_WRITTEN EXERCISE_
Extract all lines that hold "this" from the records below.

_PROVIDED INFORMATION_

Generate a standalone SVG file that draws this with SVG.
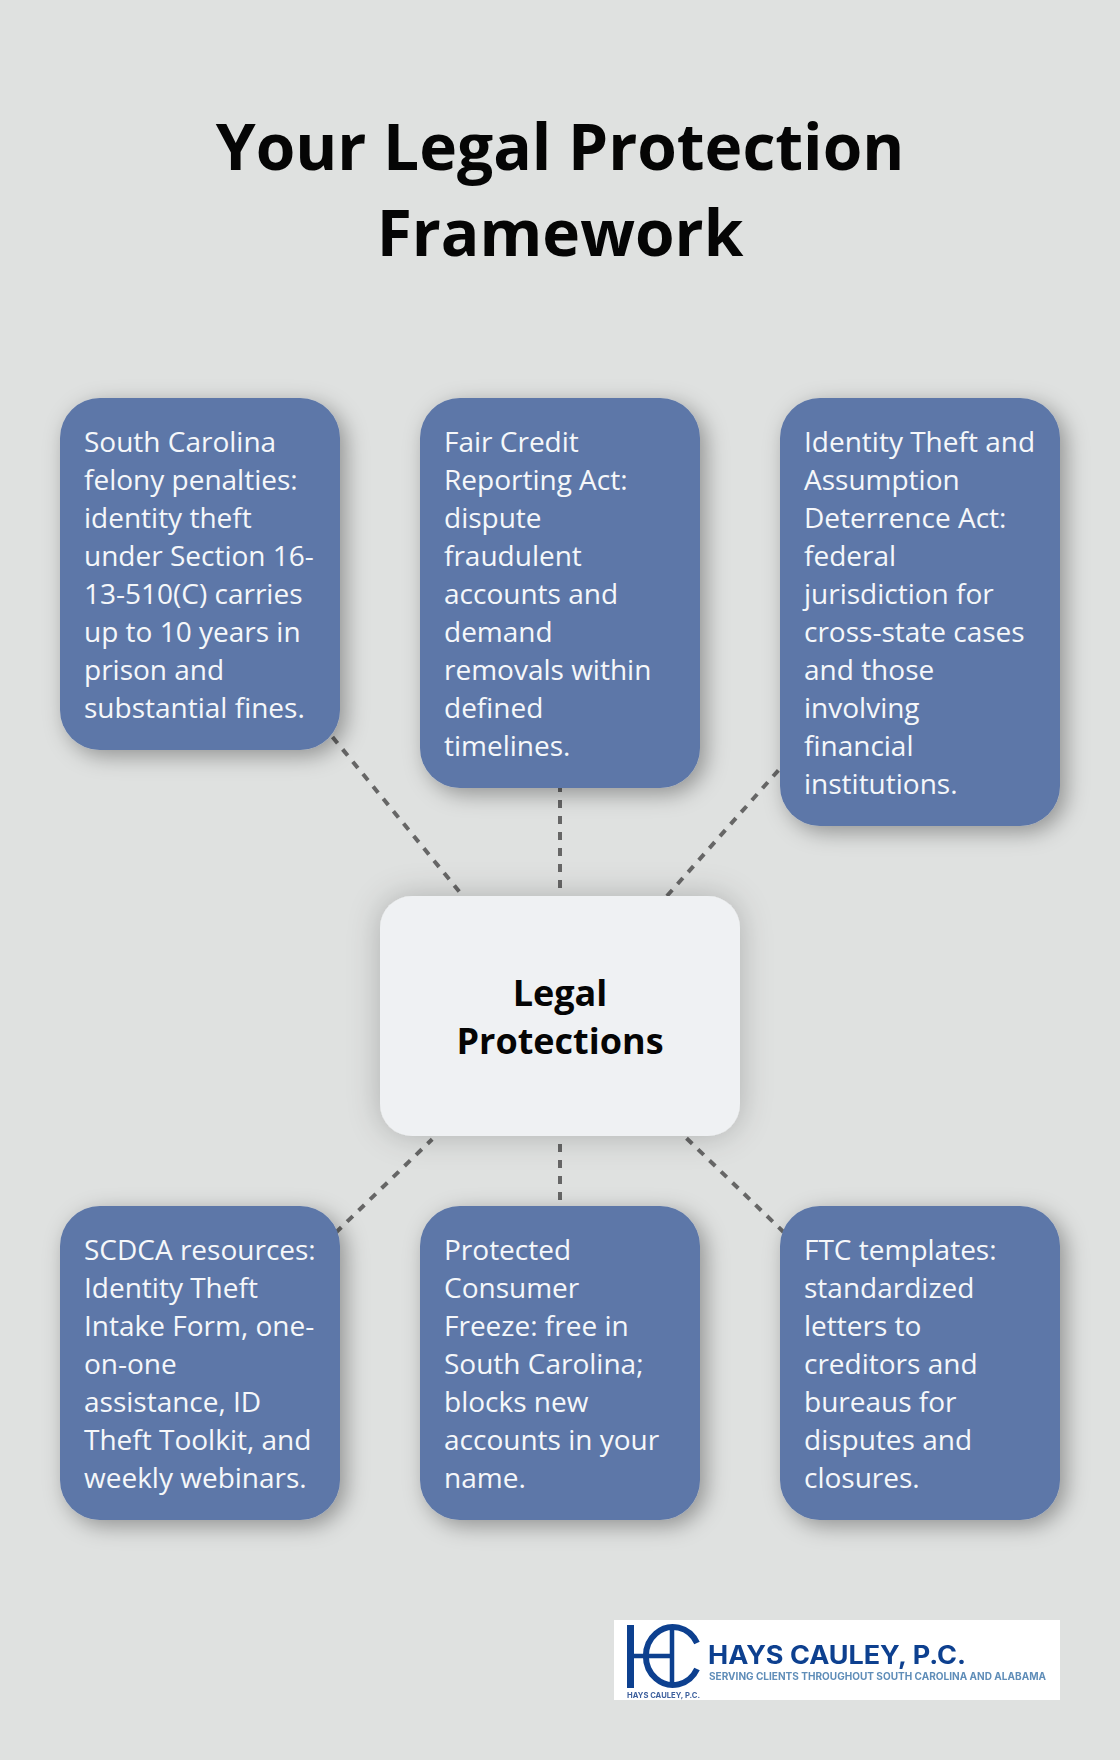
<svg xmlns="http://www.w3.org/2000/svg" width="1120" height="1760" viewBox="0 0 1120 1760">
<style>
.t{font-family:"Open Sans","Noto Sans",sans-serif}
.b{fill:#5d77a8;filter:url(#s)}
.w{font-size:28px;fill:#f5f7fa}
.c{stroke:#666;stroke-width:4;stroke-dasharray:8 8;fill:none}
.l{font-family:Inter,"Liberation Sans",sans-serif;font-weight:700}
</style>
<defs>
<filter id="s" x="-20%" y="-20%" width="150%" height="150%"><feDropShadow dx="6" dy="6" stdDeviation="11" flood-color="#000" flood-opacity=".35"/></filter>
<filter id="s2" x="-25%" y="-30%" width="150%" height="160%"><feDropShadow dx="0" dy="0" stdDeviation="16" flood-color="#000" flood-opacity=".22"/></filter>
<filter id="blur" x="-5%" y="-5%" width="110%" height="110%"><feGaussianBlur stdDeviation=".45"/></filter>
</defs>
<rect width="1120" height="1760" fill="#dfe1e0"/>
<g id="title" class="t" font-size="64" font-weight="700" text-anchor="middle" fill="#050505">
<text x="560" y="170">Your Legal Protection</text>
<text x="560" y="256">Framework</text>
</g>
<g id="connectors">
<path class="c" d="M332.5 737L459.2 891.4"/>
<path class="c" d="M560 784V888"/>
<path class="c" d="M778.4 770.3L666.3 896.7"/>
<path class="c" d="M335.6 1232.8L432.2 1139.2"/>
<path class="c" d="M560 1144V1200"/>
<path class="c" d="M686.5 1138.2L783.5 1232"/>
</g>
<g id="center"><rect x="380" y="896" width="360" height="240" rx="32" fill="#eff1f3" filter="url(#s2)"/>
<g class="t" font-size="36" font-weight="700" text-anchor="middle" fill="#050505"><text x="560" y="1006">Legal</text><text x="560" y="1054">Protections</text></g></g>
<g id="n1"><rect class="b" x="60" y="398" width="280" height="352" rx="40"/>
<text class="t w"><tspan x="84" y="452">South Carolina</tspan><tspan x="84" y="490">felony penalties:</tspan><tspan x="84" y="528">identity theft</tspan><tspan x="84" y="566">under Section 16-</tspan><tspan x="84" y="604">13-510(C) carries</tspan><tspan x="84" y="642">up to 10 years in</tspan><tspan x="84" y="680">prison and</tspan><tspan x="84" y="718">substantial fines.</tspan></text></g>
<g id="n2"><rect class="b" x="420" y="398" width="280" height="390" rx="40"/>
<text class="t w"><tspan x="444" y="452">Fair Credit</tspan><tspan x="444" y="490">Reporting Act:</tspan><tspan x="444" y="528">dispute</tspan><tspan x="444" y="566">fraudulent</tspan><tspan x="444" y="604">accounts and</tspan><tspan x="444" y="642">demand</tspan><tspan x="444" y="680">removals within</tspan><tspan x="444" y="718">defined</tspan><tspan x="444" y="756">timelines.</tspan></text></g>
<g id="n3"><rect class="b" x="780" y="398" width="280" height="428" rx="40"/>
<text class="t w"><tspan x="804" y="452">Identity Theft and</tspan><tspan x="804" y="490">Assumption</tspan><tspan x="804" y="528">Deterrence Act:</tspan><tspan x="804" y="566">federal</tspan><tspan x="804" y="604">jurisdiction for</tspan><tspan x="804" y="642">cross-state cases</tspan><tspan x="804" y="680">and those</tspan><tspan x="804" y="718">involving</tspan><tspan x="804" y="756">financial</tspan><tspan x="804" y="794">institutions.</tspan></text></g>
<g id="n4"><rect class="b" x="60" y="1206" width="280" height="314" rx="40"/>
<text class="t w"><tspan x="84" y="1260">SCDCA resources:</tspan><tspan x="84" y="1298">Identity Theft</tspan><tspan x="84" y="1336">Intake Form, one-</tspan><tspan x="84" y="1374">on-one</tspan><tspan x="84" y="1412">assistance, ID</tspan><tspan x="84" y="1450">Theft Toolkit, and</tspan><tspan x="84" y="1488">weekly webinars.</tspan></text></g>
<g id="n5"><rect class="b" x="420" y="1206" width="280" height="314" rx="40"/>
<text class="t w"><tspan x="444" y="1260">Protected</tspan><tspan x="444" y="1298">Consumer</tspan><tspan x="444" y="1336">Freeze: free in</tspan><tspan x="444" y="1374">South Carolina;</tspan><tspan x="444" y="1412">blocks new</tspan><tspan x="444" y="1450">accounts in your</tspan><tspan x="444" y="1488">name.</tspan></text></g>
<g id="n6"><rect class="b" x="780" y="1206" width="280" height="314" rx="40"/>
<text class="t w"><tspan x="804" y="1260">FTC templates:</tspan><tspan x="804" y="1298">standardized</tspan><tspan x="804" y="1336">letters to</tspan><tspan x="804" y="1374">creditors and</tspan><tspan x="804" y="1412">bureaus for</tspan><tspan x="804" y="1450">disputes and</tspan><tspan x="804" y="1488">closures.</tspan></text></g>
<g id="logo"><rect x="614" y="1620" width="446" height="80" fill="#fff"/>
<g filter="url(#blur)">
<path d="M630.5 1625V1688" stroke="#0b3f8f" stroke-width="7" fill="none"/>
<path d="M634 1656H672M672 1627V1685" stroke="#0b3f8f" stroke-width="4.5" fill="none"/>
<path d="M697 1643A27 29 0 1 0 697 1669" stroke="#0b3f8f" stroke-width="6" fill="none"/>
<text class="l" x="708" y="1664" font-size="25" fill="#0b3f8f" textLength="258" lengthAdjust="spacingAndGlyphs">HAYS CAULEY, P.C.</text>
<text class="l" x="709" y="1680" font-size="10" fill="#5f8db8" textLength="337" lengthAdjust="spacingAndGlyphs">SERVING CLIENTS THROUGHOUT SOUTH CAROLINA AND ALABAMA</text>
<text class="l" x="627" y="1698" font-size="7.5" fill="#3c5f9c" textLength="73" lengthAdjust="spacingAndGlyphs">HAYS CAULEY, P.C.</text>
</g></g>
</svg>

---

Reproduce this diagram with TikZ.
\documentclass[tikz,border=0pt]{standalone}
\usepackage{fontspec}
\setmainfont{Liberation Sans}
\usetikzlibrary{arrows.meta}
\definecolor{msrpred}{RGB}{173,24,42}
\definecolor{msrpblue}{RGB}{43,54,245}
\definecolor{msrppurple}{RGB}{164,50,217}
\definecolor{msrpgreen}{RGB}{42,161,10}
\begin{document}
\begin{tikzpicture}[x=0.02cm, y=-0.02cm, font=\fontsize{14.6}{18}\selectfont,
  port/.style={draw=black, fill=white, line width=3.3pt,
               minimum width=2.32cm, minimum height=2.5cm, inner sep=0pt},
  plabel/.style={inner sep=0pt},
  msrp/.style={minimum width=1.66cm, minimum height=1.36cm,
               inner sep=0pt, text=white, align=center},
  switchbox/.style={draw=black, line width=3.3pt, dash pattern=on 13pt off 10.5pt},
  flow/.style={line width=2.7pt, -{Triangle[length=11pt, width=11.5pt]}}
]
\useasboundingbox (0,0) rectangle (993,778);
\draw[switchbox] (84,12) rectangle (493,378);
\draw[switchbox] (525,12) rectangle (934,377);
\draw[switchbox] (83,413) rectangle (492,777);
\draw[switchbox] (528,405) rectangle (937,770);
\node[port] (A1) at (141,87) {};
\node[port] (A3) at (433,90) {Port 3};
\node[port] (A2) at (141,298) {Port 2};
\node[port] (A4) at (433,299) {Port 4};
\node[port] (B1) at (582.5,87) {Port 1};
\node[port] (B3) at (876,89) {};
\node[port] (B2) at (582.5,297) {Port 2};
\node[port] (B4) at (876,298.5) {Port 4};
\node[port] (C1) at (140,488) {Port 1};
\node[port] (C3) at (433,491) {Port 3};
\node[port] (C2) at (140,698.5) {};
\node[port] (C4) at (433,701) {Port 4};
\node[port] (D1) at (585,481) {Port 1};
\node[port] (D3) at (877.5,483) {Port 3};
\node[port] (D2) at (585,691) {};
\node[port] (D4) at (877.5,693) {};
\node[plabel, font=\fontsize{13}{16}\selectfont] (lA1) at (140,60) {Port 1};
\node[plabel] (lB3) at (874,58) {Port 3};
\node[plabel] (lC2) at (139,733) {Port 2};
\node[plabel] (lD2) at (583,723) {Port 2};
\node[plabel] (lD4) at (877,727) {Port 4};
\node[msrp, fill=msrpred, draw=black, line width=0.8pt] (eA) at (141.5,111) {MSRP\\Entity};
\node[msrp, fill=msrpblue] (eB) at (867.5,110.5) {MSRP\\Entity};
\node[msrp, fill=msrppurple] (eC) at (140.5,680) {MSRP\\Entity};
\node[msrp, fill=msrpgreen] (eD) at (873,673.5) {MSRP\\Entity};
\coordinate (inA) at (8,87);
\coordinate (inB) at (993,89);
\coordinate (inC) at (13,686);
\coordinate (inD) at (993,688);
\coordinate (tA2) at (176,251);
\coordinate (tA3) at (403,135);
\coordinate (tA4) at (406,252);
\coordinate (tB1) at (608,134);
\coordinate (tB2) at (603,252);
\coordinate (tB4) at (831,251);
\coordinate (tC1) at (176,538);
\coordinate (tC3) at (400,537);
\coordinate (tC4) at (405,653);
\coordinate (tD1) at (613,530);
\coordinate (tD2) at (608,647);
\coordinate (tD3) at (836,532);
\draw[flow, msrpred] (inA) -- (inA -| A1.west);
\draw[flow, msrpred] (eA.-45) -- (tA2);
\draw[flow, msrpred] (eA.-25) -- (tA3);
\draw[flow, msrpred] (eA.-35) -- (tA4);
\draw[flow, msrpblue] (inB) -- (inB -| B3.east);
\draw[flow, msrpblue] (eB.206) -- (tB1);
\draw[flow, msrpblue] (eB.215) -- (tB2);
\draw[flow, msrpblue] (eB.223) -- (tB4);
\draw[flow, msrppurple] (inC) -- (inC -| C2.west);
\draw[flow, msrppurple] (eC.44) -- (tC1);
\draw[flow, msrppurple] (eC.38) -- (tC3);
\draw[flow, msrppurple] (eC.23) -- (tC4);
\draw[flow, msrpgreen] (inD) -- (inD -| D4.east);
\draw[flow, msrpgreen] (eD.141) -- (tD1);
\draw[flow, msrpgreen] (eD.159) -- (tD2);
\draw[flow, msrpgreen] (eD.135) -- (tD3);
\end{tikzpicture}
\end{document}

_FULL RESPONSE_
Generate a standalone SVG file that draws this with SVG.
Reproduce this diagram with TikZ.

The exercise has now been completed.